According to a 2020 Consumer Confidence Water report filed with Benton Harbor regarding water quality, recorded lead levels were at 23 parts per billion (ppb). But Pinkney said lead levels taken from other water samples in some homes tested much higher. Under the state’s current lead and copper law, the safety threshold is 15 parts per billion.


“For the last three years, Benton Harbor has had extremely high lead levels – between 489 and as high as 605 (parts per billion),” said Pinkney.


Pinkney said that Whitmer, with her announcement to speed up the lead line replacement process, finally proved what Benton Harbor residents have been saying all along: It should not take 20 years to remove the lead pipes.


Regarding the increased attention and funding the EPA has proposed for underserved communities poisoned with lead pipes, Pinkney was encouraged by the developments at the federal level and said that is why he reached out beyond the state for help. Even with Whitmer’s announcement to boost funding, he is still skeptical she can deliver.


“We didn’t want to file a petition, but (the state) left us no choice because they were not moving in the right direction,” said Pinkney. “But we still have to wait to see if Whitmer is going to do what she said she would do in that announcement. She still has to go through the state Republican legislature, and I don’t believe for one second they will give her this victory.”

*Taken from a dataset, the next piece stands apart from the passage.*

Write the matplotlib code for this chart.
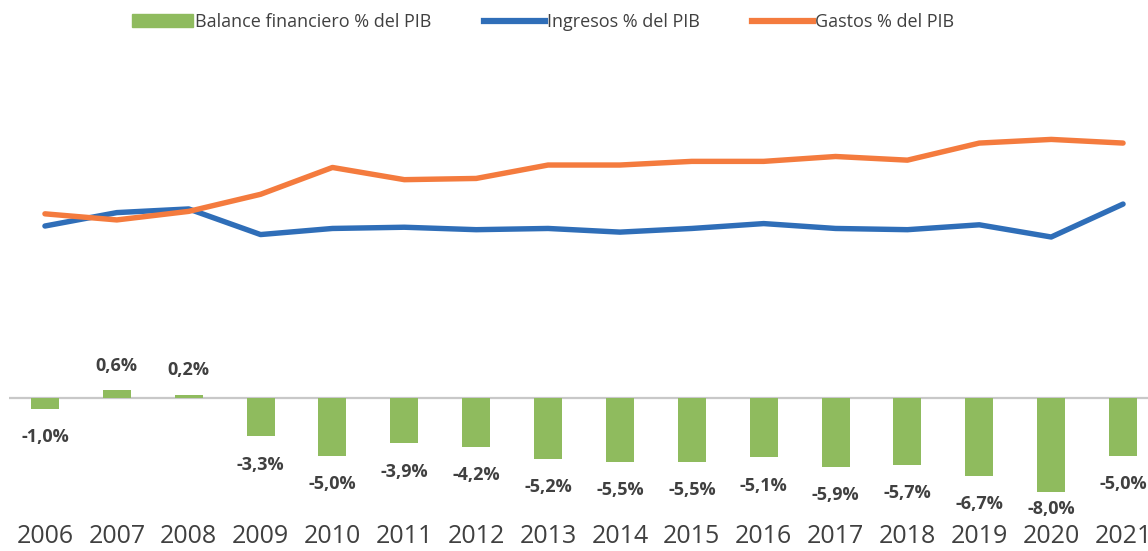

In a response statement released to Downtown Newsmagazine by EGLE, spokesperson Hugh McDiarmid Jr. said that EGLE has been working diligently with the city of Benton Harbor to reduce lead in their drinking water in compliance with the Safe Drinking Water Act, while the Michigan Department of Health and Human Services works with the residents and local health department to minimize any potential health impacts while the water infrastructure needs of the city are addressed.


EGLE said Benton Harbor, with the agency’s supervision in March 2019, installed corrosion control treatment technology at its water plant to reduce the amount of corrosivity in the water. EGLE also helped Benton Harbor secure $5.6 million in EPA funding for lead service line replacement and a corrosion control study, which is currently underway to improve the effectiveness of the corrosion control program. Benton Harbor has also begun the process of replacing an estimated 6,000 service lines – many of which are suspected to be lead – still in service.


By September 12, Strong was on her way to meet with Pinkney and other Benton Harbor residents to assess the immediate needs for bottled water distribution and assistance with water filter installations.


“Rev. Pinkney is a fierce advocate for his community,” Strong said in an interview on the road back between Benton Harbor and Lansing. “I understand the sense of urgency he has for the people he represents. I have had many conversations with Rev. Pinkney about building that sense of urgency internally (within state agencies). I think the governor’s announcement in terms of the investment is all part of that internal working to try to make sure that we help as quickly as possible to correct the lead service line issues in Benton Harbor. But it will still take five years, and in the meantime, we need to address the fact that people will need bottled water and education in installing those water filters.


“And for right now, that’s where we are.”